Thapar also pointed out Meriwether initially proposed a compromise — that the transgender student be referred to by her last name — and the arrangement worked quite well, with “no suggestion that Meriwether’s speech inhibited his duties in the classroom, hampered the operation of the school, or denied Doe any educational benefits.”

This compromise was also mentioned alongside the panel’s decision to revive Meriwether’s claims under the First Amendment’s free exercise clause, in which he alleged the university changed its position on the case several times to target the professor for his Christian beliefs.

“Dean Milliken accepted [the] accommodation. But several weeks later, she retracted the agreed-upon accommodation and demanded that Meriwether use Doe’s preferred pronouns,” Thapar wrote. “This about-face permits a plausible inference that the policy allows accommodations, but the university won’t provide one here.”

The university argued it offered Meriwether the chance to forego the use of all pronouns or “sex-based terms” in his classes, but Thapar found two problems with the proposal: not only would such a setup violate the professor’s belief that “sex and gender are conclusively linked,” but it would also be nearly impossible to maintain.
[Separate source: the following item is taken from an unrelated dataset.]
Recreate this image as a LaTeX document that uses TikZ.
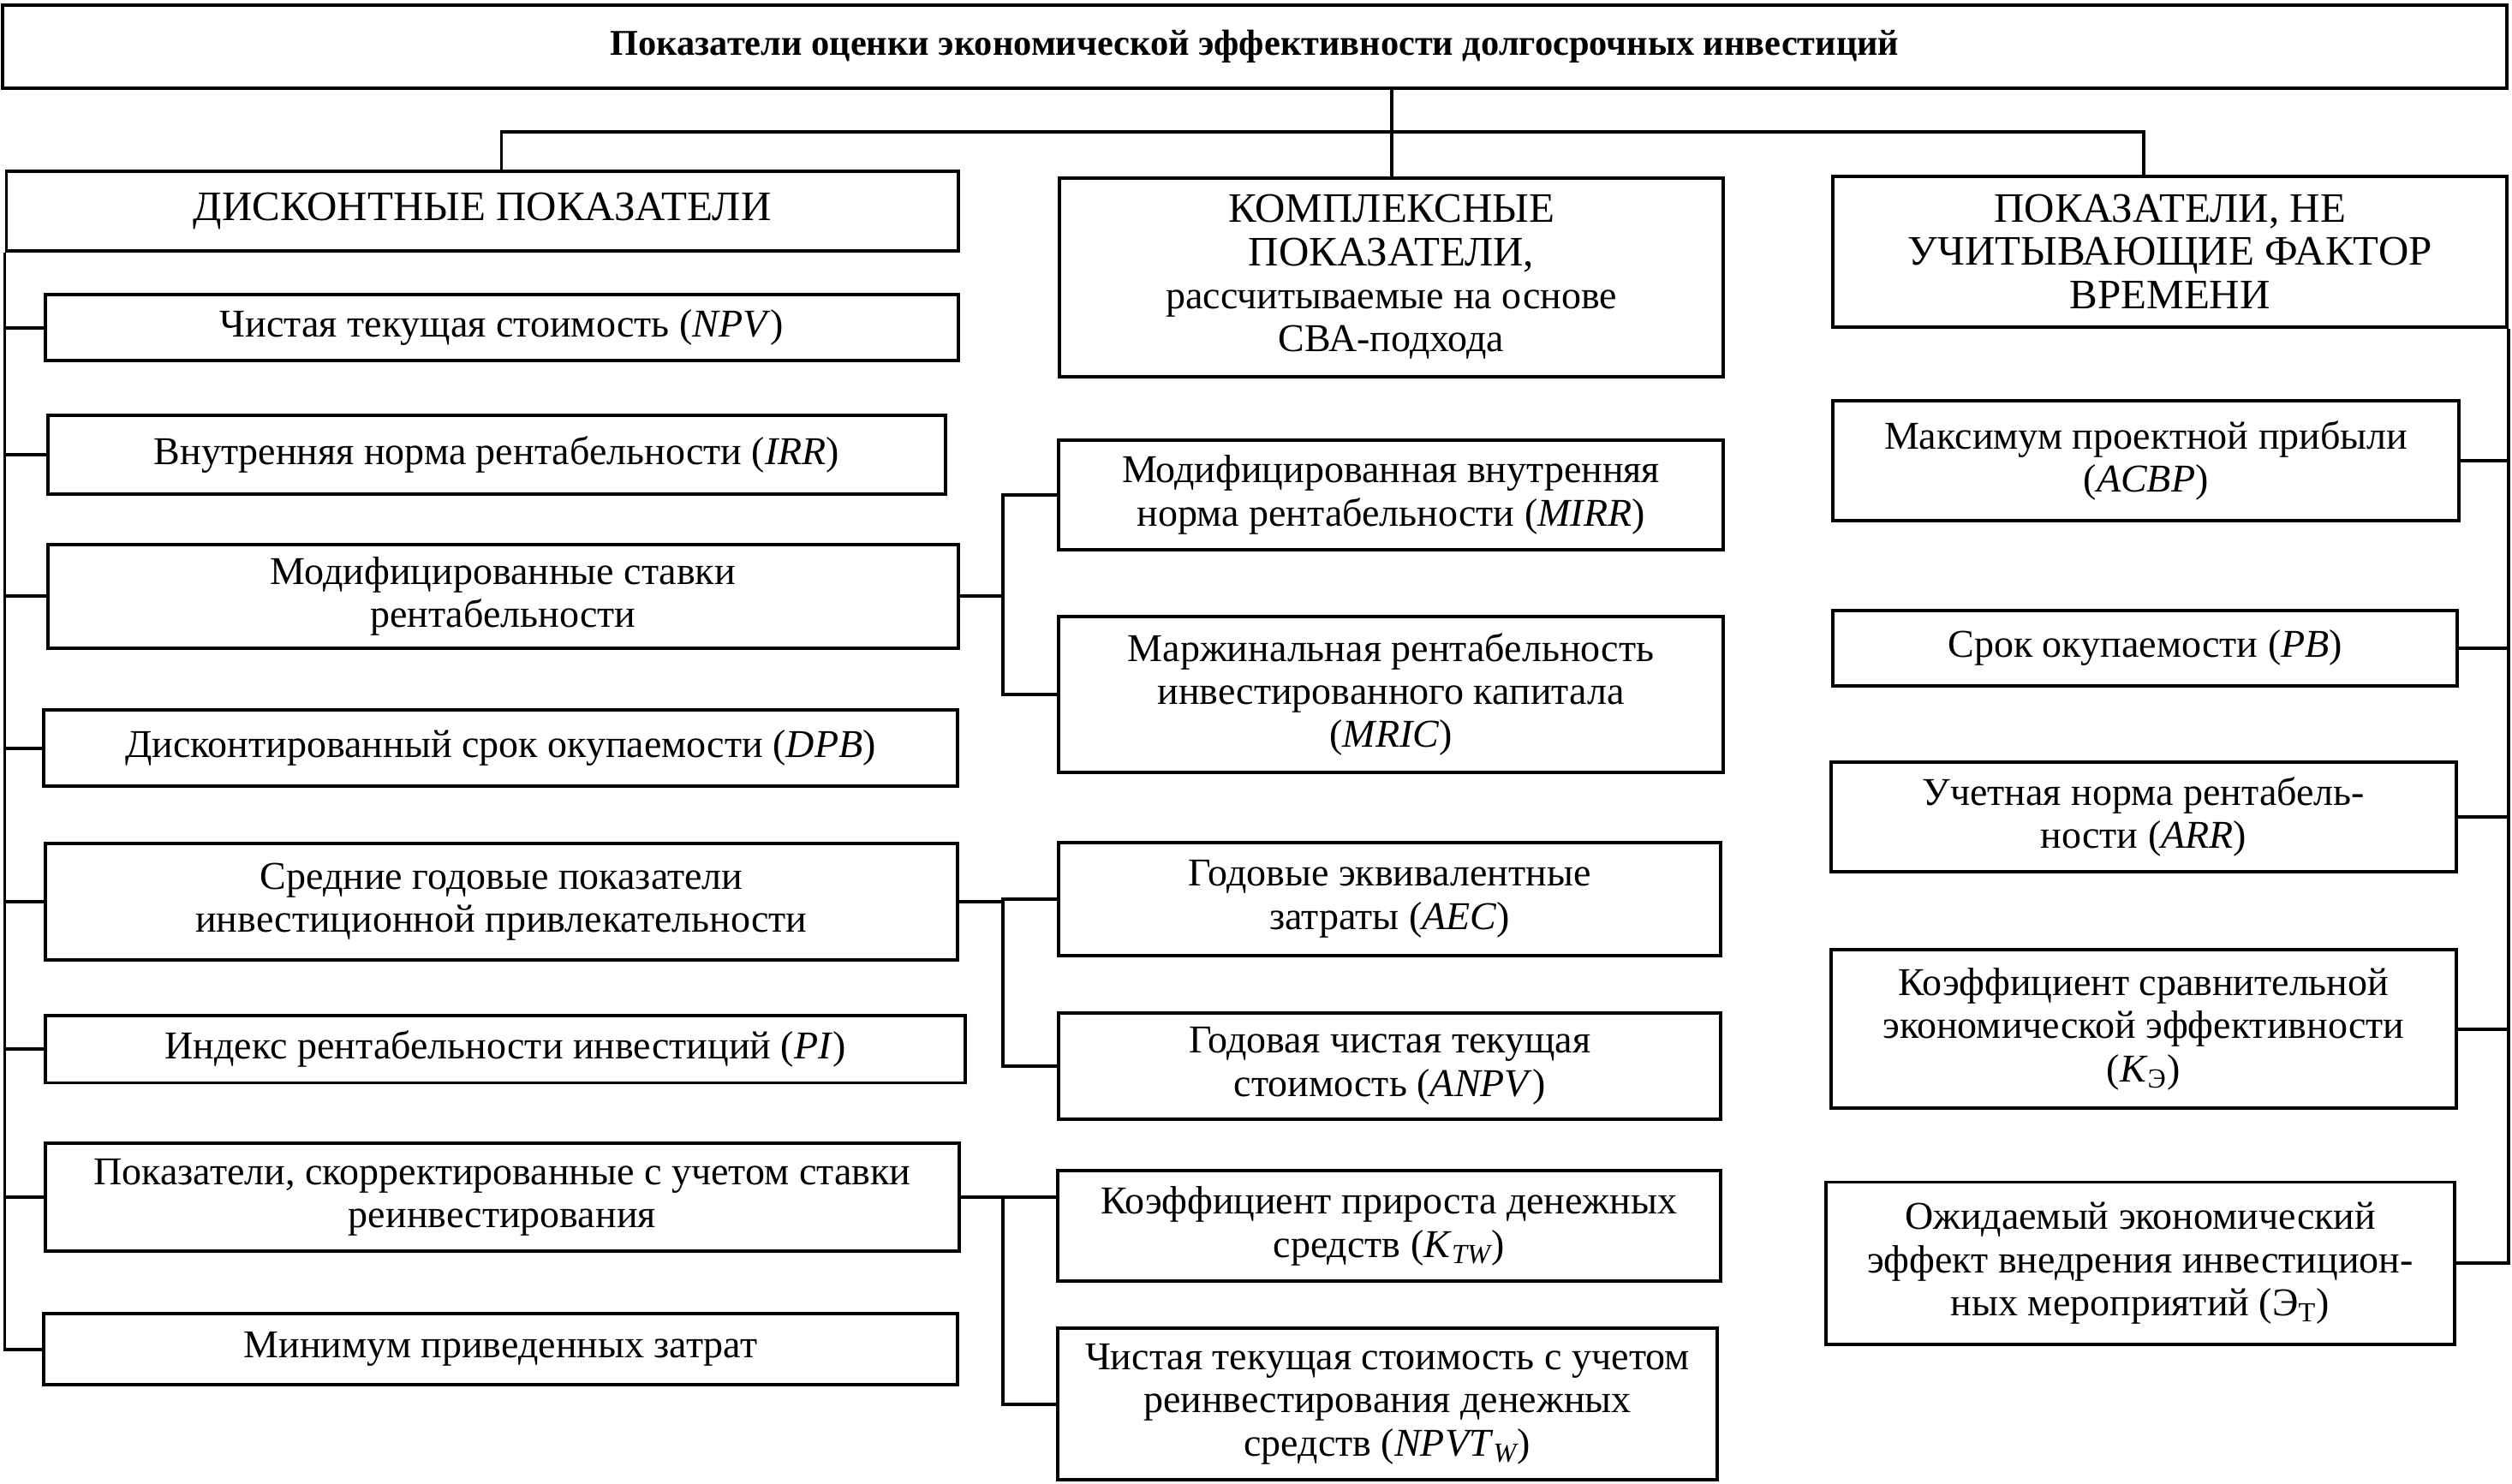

“And when Meriwether slipped up,” the judge said, “which he inevitably would (especially after using these titles for twenty-five years), he could face discipline. Our rights do not hinge on such a precarious balance.” (Parentheses in original.)

U.S. Circuit Judges David McKeague, an appointee of George W. Bush, and Joan Larsen, another Trump appointee, also sat on the panel.

Meriwether’s attorney John Bursch lauded the panel’s opinion in a statement through his firm, Alliance Defending Freedom.

“This case forced us to defend what used to be a common belief—that nobody should be forced to contradict their core beliefs just to keep their job,” Bursch said. “We are very pleased that the 6th Circuit affirmed the constitutional right of public university professors to speak and lead discussions, even on hotly contested issues. The freedoms of speech and religion must be vigorously protected if universities are to remain places where ideas can be debated and learning can take place.”

Shawnee State University attorney Paul Kerridge did not immediately respond to a request for comment.